How busy are you each day? I know how many of you — and maybe most of you — will answer that question. So many things to do. So many places to be. So many people to meet. It tires you out just to think about it.

So, let me ask you this: Does your perhaps overloaded agenda for the day include any time for interruptions that get you off schedule and make a mess of your plans? And how do you respond to those unexpected situations? Oh, sorry I asked.
By any chance, have you written on your calendar: “Be sure to keep any divine appointments that might occur today”? Divine appointments? Yes. Divine appointments are meetings arranged by God. They may come to you and me every day, but we miss them because we’re not looking for them and we are preoccupied with so many other things.
I still remember clearly a divine appointment that came to me 16 years ago. Memory of it hasn’t faded one bit.
It was 7:30 in the morning and I was about to veer off I-85 toward my office in Greenville. That’s when I noticed her. She was thin and walked with weary steps. She wore jeans and a sweatshirt. What belongings she had were stuffed in a small canvas bag slung over her shoulder.
I had left home early that morning due to pressing business at the Courier. I didn’t need this interruption. Not this day. And I was wary of picking up strangers. Still, I stopped. I would have to put my work on hold at least for a while.
She was headed for Atlanta. In a tired voice, she said she hoped to “hit bottom” on crack cocaine. I told her I couldn’t drive her to Atlanta, but I would get her a little closer down I-85.
Her story began to spill out. She had dropped out of high school, but earned a GED. She had worked as a waitress. She said she had a drinking problem. Worse, she had been living with an uncle who was a recovering alcoholic. She had a young child, who lived with a relative in Tennessee. Was she divorced, or had she even been married? She didn’t say and I didn’t ask.
She had grown up in the church. She called herself a “believer,” but was angry with God. She was “tired of being up and down.”
To that point, I had said nothing about my own faith. Yet, in our conversation she began to refer to me as a Christian.
I realized I had to get to work. I exited I-85 at a McDonald’s. “Let me buy you some breakfast.” It was nearly 8:30, time to be at my desk. I told her I had to run, but handed her money for food.

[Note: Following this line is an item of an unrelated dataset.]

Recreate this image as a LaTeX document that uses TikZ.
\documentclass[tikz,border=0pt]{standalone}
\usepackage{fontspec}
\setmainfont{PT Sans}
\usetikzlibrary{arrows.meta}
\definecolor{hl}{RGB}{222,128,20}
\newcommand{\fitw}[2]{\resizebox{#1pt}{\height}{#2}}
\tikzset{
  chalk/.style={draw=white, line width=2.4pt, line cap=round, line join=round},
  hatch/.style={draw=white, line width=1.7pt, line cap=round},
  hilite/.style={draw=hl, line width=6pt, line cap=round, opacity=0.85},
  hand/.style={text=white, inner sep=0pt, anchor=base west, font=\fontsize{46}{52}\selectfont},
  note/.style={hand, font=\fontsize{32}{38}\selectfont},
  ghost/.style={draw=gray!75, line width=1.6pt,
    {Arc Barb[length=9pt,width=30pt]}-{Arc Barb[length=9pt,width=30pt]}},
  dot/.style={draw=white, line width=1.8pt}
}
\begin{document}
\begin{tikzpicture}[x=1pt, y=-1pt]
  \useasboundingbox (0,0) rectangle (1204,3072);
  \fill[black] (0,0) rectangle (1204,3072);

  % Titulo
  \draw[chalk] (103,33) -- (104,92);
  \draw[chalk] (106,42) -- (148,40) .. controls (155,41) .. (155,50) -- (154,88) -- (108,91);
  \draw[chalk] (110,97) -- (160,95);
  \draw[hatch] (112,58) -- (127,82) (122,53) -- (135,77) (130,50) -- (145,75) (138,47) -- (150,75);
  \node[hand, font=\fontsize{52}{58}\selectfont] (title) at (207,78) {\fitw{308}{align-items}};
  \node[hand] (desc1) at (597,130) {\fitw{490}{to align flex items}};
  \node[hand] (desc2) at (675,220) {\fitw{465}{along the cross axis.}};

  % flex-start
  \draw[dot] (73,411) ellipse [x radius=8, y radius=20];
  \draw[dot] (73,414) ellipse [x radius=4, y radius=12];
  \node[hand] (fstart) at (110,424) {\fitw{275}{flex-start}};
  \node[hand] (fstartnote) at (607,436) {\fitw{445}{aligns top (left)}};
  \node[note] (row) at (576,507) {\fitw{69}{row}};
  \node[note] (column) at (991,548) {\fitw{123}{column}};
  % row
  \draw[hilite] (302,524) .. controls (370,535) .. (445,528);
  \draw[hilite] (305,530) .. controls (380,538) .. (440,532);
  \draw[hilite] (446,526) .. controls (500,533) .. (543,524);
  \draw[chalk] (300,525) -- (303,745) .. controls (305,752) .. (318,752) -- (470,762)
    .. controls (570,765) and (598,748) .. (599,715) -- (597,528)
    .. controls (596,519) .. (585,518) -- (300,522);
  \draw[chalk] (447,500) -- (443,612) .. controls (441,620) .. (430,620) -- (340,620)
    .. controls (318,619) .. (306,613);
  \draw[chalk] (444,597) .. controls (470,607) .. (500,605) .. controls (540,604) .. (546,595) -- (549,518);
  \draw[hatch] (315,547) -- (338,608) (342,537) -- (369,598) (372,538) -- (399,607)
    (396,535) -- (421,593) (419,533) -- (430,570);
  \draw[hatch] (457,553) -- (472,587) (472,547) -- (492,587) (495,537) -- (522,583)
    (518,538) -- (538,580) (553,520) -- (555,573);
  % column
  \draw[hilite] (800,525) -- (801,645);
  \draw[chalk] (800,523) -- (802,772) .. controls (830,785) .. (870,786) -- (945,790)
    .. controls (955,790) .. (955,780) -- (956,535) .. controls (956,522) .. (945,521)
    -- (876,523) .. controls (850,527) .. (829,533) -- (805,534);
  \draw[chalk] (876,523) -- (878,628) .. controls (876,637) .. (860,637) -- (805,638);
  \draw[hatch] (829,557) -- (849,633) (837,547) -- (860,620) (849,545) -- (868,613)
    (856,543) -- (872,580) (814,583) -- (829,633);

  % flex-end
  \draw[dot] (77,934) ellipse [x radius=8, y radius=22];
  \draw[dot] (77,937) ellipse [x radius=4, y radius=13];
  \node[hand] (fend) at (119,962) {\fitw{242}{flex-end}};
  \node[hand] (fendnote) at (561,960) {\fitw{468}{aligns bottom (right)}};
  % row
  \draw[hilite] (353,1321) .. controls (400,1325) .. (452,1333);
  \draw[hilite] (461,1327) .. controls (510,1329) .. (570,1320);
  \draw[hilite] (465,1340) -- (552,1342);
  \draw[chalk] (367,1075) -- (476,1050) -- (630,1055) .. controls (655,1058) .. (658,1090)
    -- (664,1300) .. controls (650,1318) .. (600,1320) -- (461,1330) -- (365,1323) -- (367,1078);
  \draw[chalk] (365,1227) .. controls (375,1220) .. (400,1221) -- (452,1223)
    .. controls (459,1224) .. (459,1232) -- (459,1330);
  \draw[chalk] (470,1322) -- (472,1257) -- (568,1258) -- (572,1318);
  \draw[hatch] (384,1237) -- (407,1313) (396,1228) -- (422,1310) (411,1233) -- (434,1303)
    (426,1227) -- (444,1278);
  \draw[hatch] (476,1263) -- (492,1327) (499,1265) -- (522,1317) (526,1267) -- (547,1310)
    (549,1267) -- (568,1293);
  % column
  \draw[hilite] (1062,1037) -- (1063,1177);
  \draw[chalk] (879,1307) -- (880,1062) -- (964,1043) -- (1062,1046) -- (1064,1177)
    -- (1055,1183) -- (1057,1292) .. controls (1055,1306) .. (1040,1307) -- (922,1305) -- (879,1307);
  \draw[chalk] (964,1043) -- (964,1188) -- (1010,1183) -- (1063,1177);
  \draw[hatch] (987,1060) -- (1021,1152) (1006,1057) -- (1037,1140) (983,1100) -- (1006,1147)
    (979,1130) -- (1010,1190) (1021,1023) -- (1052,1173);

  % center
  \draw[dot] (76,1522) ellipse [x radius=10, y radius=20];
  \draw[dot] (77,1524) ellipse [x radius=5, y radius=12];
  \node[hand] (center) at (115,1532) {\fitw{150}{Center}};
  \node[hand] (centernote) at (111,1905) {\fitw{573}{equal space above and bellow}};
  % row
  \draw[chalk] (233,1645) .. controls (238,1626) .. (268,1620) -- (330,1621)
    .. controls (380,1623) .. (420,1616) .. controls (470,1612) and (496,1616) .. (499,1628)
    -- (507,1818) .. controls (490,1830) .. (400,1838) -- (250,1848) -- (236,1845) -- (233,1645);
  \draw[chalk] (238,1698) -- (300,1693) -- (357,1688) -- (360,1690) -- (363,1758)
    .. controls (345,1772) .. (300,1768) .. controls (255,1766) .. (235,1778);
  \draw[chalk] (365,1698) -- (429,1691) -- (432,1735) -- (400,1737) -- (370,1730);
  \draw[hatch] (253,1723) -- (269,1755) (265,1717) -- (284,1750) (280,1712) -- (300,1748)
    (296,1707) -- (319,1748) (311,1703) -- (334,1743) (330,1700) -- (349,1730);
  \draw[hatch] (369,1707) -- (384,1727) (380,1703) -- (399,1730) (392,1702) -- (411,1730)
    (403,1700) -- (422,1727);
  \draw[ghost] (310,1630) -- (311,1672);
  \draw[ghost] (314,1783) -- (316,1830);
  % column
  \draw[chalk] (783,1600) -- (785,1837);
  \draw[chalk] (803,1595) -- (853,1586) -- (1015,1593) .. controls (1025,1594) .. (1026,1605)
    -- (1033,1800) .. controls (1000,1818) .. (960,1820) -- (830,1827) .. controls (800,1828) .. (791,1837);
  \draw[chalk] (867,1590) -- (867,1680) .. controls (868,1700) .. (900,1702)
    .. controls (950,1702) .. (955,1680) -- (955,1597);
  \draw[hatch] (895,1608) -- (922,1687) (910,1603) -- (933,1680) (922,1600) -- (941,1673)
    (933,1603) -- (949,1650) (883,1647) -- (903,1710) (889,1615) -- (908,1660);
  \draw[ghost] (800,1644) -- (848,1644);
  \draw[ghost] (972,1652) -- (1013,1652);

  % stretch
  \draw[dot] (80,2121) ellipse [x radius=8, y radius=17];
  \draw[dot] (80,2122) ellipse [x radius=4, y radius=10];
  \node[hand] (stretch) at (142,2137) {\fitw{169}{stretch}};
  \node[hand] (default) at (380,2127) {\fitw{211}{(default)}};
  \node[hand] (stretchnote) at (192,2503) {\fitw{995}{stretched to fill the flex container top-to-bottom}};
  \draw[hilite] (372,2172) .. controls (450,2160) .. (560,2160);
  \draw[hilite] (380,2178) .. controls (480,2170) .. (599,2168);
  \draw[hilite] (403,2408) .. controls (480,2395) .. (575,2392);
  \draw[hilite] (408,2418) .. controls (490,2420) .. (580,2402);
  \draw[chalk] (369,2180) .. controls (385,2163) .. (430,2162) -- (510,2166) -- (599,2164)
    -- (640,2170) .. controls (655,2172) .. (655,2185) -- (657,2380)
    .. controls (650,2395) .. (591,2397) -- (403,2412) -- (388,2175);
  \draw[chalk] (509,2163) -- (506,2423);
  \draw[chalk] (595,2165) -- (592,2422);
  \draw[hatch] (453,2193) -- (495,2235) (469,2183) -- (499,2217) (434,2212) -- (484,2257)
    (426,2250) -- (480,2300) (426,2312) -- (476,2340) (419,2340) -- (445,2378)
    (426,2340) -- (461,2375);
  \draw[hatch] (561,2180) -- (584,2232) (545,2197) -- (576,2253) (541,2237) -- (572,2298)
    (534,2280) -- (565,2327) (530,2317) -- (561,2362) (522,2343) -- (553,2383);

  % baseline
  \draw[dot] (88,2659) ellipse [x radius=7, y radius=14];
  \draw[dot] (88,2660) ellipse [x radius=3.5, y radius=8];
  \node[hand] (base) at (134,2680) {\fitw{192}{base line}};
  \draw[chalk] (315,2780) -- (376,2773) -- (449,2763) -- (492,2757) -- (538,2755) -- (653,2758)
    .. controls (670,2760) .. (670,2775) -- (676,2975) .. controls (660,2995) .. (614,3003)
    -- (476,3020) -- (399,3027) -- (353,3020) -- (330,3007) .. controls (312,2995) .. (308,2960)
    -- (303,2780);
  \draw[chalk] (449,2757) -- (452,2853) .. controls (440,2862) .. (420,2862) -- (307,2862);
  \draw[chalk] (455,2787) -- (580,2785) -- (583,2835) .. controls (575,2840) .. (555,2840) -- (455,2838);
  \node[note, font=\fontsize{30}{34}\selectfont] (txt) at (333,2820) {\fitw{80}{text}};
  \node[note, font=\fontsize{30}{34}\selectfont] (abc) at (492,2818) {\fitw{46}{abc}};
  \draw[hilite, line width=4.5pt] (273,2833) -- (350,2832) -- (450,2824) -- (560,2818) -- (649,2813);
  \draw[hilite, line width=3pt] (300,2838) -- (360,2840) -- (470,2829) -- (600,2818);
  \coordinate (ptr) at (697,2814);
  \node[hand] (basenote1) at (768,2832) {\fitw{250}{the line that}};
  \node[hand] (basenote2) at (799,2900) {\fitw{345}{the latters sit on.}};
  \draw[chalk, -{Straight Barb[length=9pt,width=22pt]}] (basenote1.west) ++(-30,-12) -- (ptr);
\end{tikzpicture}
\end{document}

Just before closing the car door, she leaned inside and said, “You know something, you’re the first Christian I’ve ever talked to who didn’t try to tell me what to do.”
I laughed and told her, “That’s because I don’t always know what to do in every case, but I do want to help you.”
“You have,” she replied. “I have felt God’s love through you.”
She disappeared into the restaurant and I returned to Greenville, late for work.
Later in the day, I began to feel spiritually smug about my actions that morning. What a Good Samaritan I was. That feeling didn’t last for long. God jolted me out of my state of self-congratulations with this reality: Over the years, my Lord made clear to me, many more opportunities to minister for Christ’s sake had appeared right in front of my eyes, but I failed to see them as opportunities for service. They were disguised as interruptions, as inconveniences. And so, I ignored them.
I tried to salve my conscience by reminding myself that I had business to tend to. That was true. But whose business is the most important?
What happened to that young woman? I wish I knew. I do know that God loves her and I’m sure he arranged more divine appointments on her behalf. I’m just grateful that I kept mine with her on that morning years ago.
God’s appointments. His arranged meetings for us, whether to bless or to be blessed. Don’t miss them.